For many, it is a trap that is difficult to break out of, not least because
they are so caught up in a culture of professional development. And
spoilt for choice, some like the American Rhodes Scholar no doubt
become paralysed by their opportunities, unable to do much else in their
lives, because they are so determined not to let a single one of their
chances slip.

If that means minimal personal commitments well into their 30s, so be it.
"Loneliness is better than boredom" is Jane's philosophy. And, although
she knows "a lot of professional single women who would give it all up if
they met a "rich man to marry", she remains far more concerned herself
about finding fulfilment at work.

"I am constantly questioning whether I am doing the right thing here,"
she says. "There's an eternal search for a more challenging and
satisfying option, a better lifestyle. You always feel you're not doing
the right thing, always feel as if you should be striving for another
goal," she says.

Jane, Michael, Robert and Kathryn grew up as part of a generation with
fewer social constraints determining their futures than has been true for
probably any other generation in history. They were taught at school that
when they grew up they could "do anything", "be anything". It was an
idea that was reinforced by popular culture, in films, books and
television.

The notion that one can do anything is clearly liberating.
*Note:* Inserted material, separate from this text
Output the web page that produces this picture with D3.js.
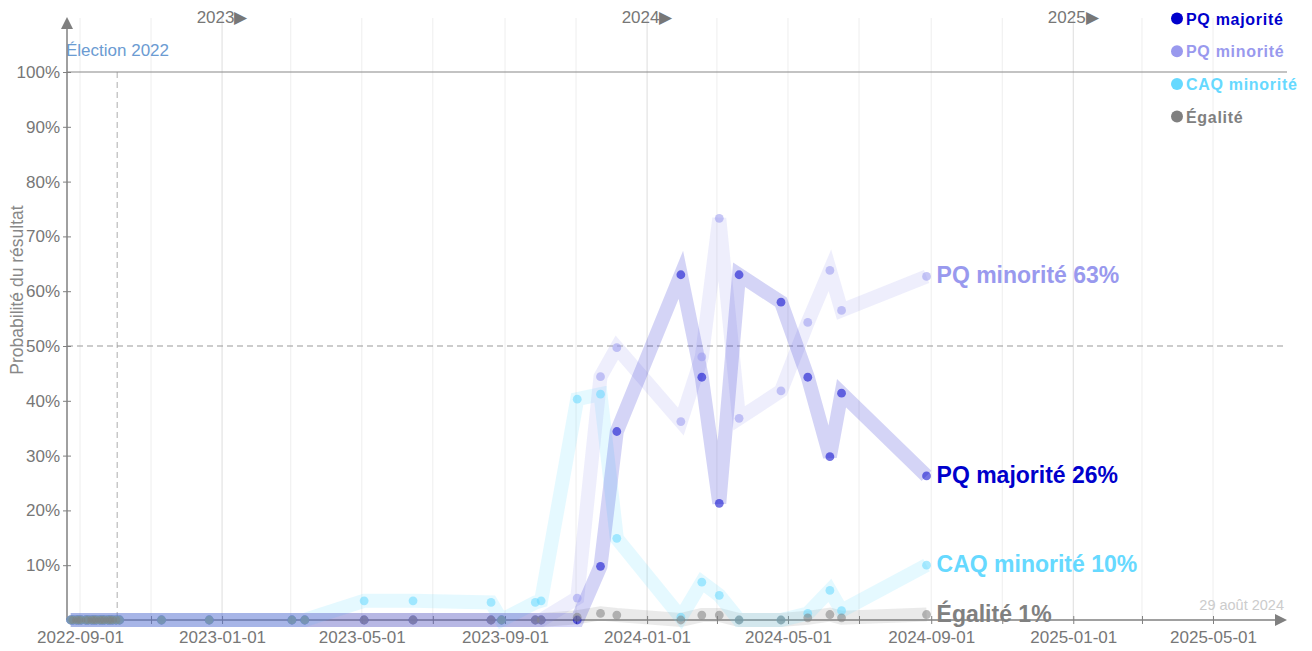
<!DOCTYPE html>
<html>
<head>
<meta charset="utf-8">
<script src="https://cdn.jsdelivr.net/npm/d3@7"></script>
<style>
  body { margin: 0; background: #fff; }
  svg { font-family: "Liberation Sans", Arial, sans-serif; }
</style>
</head>
<body>
<svg id="chart" width="1312" height="651"></svg>
<script>
(function() {

    // dates des sondages
    var pollDates = [
        "2022-08-24", "2022-08-26", "2022-08-29", "2022-08-31", "2022-09-02", "2022-09-06",
        "2022-09-08", "2022-09-11", "2022-09-13", "2022-09-15", "2022-09-18", "2022-09-20",
        "2022-09-22", "2022-09-25", "2022-09-27", "2022-09-29", "2022-10-02", "2022-10-05",
        "2022-11-10", "2022-12-21", "2023-03-02", "2023-03-13", "2023-05-03", "2023-06-14",
        "2023-08-20", "2023-08-29", "2023-09-27", "2023-10-02", "2023-11-02", "2023-11-22",
        "2023-12-06", "2024-01-30", "2024-02-17", "2024-03-03", "2024-03-20", "2024-04-25",
        "2024-05-18", "2024-06-06", "2024-06-16", "2024-08-28"
    ];

    // probabilités (%)
    var pqMajorite = [
        0, 0, 0, 0, 0, 0, 0, 0, 0, 0, 0, 0, 0, 0, 0, 0, 0, 0,
        0, 0, 0, 0, 0, 0, 0, 0, 0, 0, 0, 9.8, 34.4, 63, 44.3, 21.3, 63, 58, 44.3, 29.8, 41.4, 26.3
    ];
    var pqMinorite = [
        0, 0, 0, 0, 0, 0, 0, 0, 0, 0, 0, 0, 0, 0, 0, 0, 0, 0,
        0, 0, 0, 0, 0, 0, 0, 0, 0, 0, 4, 44.4, 49.7, 36.2, 48, 73.3, 36.8, 41.8, 54.3, 63.8, 56.5, 62.7
    ];
    var caqMinorite = [
        0, 0, 0, 0, 0, 0, 0, 0, 0, 0, 0, 0, 0, 0, 0, 0, 0, 0,
        0, 0, 0, 0, 3.5, 3.5, 3.2, 0, 3.2, 3.5, 40.3, 41.2, 14.9, 0.5, 6.9, 4.5, 0, 0, 1.2, 5.4, 1.7, 10
    ];
    var egalite = [
        0, 0, 0, 0, 0, 0, 0, 0, 0, 0, 0, 0, 0, 0, 0, 0, 0, 0,
        0, 0, 0, 0, 0, 0, 0, 0, 0, 0, 0.5, 1.2, 0.9, 0, 0.9, 0.9, 0, 0, 0.4, 1, 0.4, 1
    ];

    var seriesNames = ["PQ majorité", "PQ minorité", "CAQ minorité", "Égalité"];
    var seriesColors = ["#0000cc", "#9999ee", "#66d9ff", "#808080"];
    var seriesValues = [pqMajorite, pqMinorite, caqMinorite, egalite];

    var yTicks = [0.1, 0.2, 0.3, 0.4, 0.5, 0.6, 0.7, 0.8, 0.9, 1.0];
    var yearLabels = ["2023", "2024", "2025"];
    var electionDate = "2022-10-03";
    var updateLabel = "29 août 2024";

    var parse = d3.timeParse("%Y-%m-%d");
    var svg = d3.select("#chart");

    var x = d3.scaleTime()
        .domain([parse("2022-09-01"), parse("2025-05-01")])
        .range([80, 1213]);
    var y = d3.scaleLinear().domain([0, 1]).range([620, 72]);

    var x0 = 67, x1 = 1287, yTop = 17;
    var axisColor = "#808080";

    // grille verticale
    var gridDates = d3.timeMonth.every(2).range(parse("2022-09-01"), parse("2025-07-01"));
    svg.append("g").selectAll("line")
        .data(gridDates).enter()
        .append("line")
        .attr("x1", function(d) { return x(d); })
        .attr("x2", function(d) { return x(d); })
        .attr("y1", 18)
        .attr("y2", 620)
        .attr("stroke", function(d) { return d.getMonth() === 0 ? "#dddddd" : "#eeeeee"; })
        .attr("stroke-width", 1);

    // étiquettes d'année
    svg.append("g").selectAll("text")
        .data(yearLabels).enter()
        .append("text")
        .attr("x", function(d) { return x(parse(d + "-01-01")); })
        .attr("y", 23)
        .attr("text-anchor", "middle")
        .attr("fill", "#777")
        .style("font-size", "17px")
        .text(function(d) { return d + "\u25B6"; });

    // ligne élection
    svg.append("line")
        .attr("x1", x(parse(electionDate))).attr("x2", x(parse(electionDate)))
        .attr("y1", y(1)).attr("y2", 620)
        .attr("stroke", "#c8c8c8")
        .attr("stroke-width", 1.5)
        .attr("stroke-dasharray", "6,4");
    svg.append("text")
        .attr("x", 66).attr("y", 56)
        .attr("fill", "#6b9bd2")
        .style("font-size", "17px")
        .text("Élection 2022");

    // 100% et 50%
    svg.append("line")
        .attr("x1", x0).attr("x2", x1)
        .attr("y1", y(1)).attr("y2", y(1))
        .attr("stroke", "#888").attr("stroke-width", 1.2);
    svg.append("line")
        .attr("x1", x0).attr("x2", x1)
        .attr("y1", y(0.5)).attr("y2", y(0.5))
        .attr("stroke", "#999").attr("stroke-width", 1.2)
        .attr("stroke-dasharray", "6,4");

    // axe Y
    var yAxis = d3.axisLeft(y).tickValues(yTicks).tickFormat(d3.format(".0%")).tickSize(4).tickPadding(3);
    var gy = svg.append("g").attr("transform", "translate(" + x0 + ",0)").call(yAxis);
    gy.select(".domain").remove();
    gy.selectAll(".tick line").attr("x1", -4).attr("x2", 4).attr("stroke", axisColor);
    gy.selectAll(".tick text").attr("fill", "#777").style("font-size", "17px")
        .style("font-family", "Liberation Sans, Arial, sans-serif");

    // axe X
    var xAxis = d3.axisBottom(x).tickValues(gridDates).tickSize(4).tickPadding(7)
        .tickFormat(function(d) { return d.getMonth() % 4 === 0 ? d3.timeFormat("%Y-%m-%d")(d) : ""; });
    var gx = svg.append("g").attr("transform", "translate(0,620)").call(xAxis);
    gx.select(".domain").remove();
    gx.selectAll(".tick line").attr("y1", -4).attr("y2", 4).attr("stroke", axisColor);
    gx.selectAll(".tick text").attr("fill", "#777").style("font-size", "17px")
        .style("font-family", "Liberation Sans, Arial, sans-serif");

    // lignes d'axes avec flèches
    svg.append("line").attr("x1", x0).attr("x2", x1 - 8).attr("y1", 620).attr("y2", 620)
        .attr("stroke", axisColor).attr("stroke-width", 1.5);
    svg.append("path").attr("d", "M" + x1 + ",620 L" + (x1 - 12) + ",614 L" + (x1 - 12) + ",626 Z")
        .attr("fill", axisColor);
    svg.append("line").attr("x1", x0).attr("x2", x0).attr("y1", 620).attr("y2", yTop + 8)
        .attr("stroke", axisColor).attr("stroke-width", 1.5);
    svg.append("path").attr("d", "M" + x0 + "," + yTop + " L" + (x0 - 6) + "," + (yTop + 12) + " L" + (x0 + 6) + "," + (yTop + 12) + " Z")
        .attr("fill", axisColor);

    // titre Y
    svg.append("text")
        .attr("transform", "translate(23,290) rotate(-90)")
        .attr("text-anchor", "middle")
        .attr("fill", "#888")
        .style("font-size", "17.5px")
        .text("Probabilité du résultat");

    // séries
    var series = seriesNames.map(function(name, i) {
        return {
            name: name,
            color: seriesColors[i],
            points: pollDates.map(function(d, j) { return { date: parse(d), v: seriesValues[i][j] / 100 }; })
        };
    });

    var line = d3.line()
        .x(function(d) { return x(d.date); })
        .y(function(d) { return y(d.v); });

    var bandOrder = [3, 2, 1, 0];
    var dotOrder = [0, 1, 2, 3];

    svg.append("g").selectAll("path")
        .data(bandOrder.map(function(i) { return series[i]; })).enter()
        .append("path")
        .attr("d", function(d) { return line(d.points); })
        .attr("fill", "none")
        .attr("stroke", function(d) { return d.color; })
        .attr("stroke-width", 14)
        .attr("stroke-linejoin", "miter")
        .attr("stroke-opacity", 0.17);

    dotOrder.forEach(function(i) {
        var s = series[i];
        svg.append("g").selectAll("circle")
            .data(s.points).enter()
            .append("circle")
            .attr("cx", function(d) { return x(d.date); })
            .attr("cy", function(d) { return y(d.v); })
            .attr("r", 4.4)
            .attr("fill", s.color)
            .attr("fill-opacity", 0.55);
    });

    // étiquettes de fin
    svg.append("g").selectAll("text")
        .data(series).enter()
        .append("text")
        .attr("x", function(d) { return x(d.points[d.points.length - 1].date) + 10; })
        .attr("y", function(d) { return y(d.points[d.points.length - 1].v) + 7; })
        .attr("fill", function(d) { return d.color; })
        .style("font-size", "23px")
        .style("font-weight", "bold")
        .text(function(d) { return d.name + " " + Math.round(d.points[d.points.length - 1].v * 100) + "%"; });

    // date de mise à jour
    svg.append("text")
        .attr("x", 1284).attr("y", 610)
        .attr("text-anchor", "end")
        .attr("fill", "#cccccc")
        .style("font-size", "14.5px")
        .text(updateLabel);

    // légende
    var legend = svg.append("g").selectAll("g")
        .data(series).enter()
        .append("g")
        .attr("transform", function(d, i) { return "translate(1177," + (18.5 + i * 32.7) + ")"; });
    legend.append("circle").attr("r", 6).attr("fill", function(d) { return d.color; });
    legend.append("text")
        .attr("x", 9).attr("y", 6)
        .attr("fill", function(d) { return d.color; })
        .style("font-size", "16px")
        .style("font-weight", "bold")
        .style("letter-spacing", "0.7px")
        .text(function(d) { return d.name; });

})();
</script>
</body>
</html>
But life
without constraints has also proved a recipe for endless searching, endless
questioning of aspirations. It has made this generation obsessed
with self-development and determined, for as long as possible, to minimise
personal commitments in order to maximise the options open to them.

One might see this as a sign of extended adolescence. Eventually,
they will be forced to realise that living is as much about closing
possibilities as it is about creating them.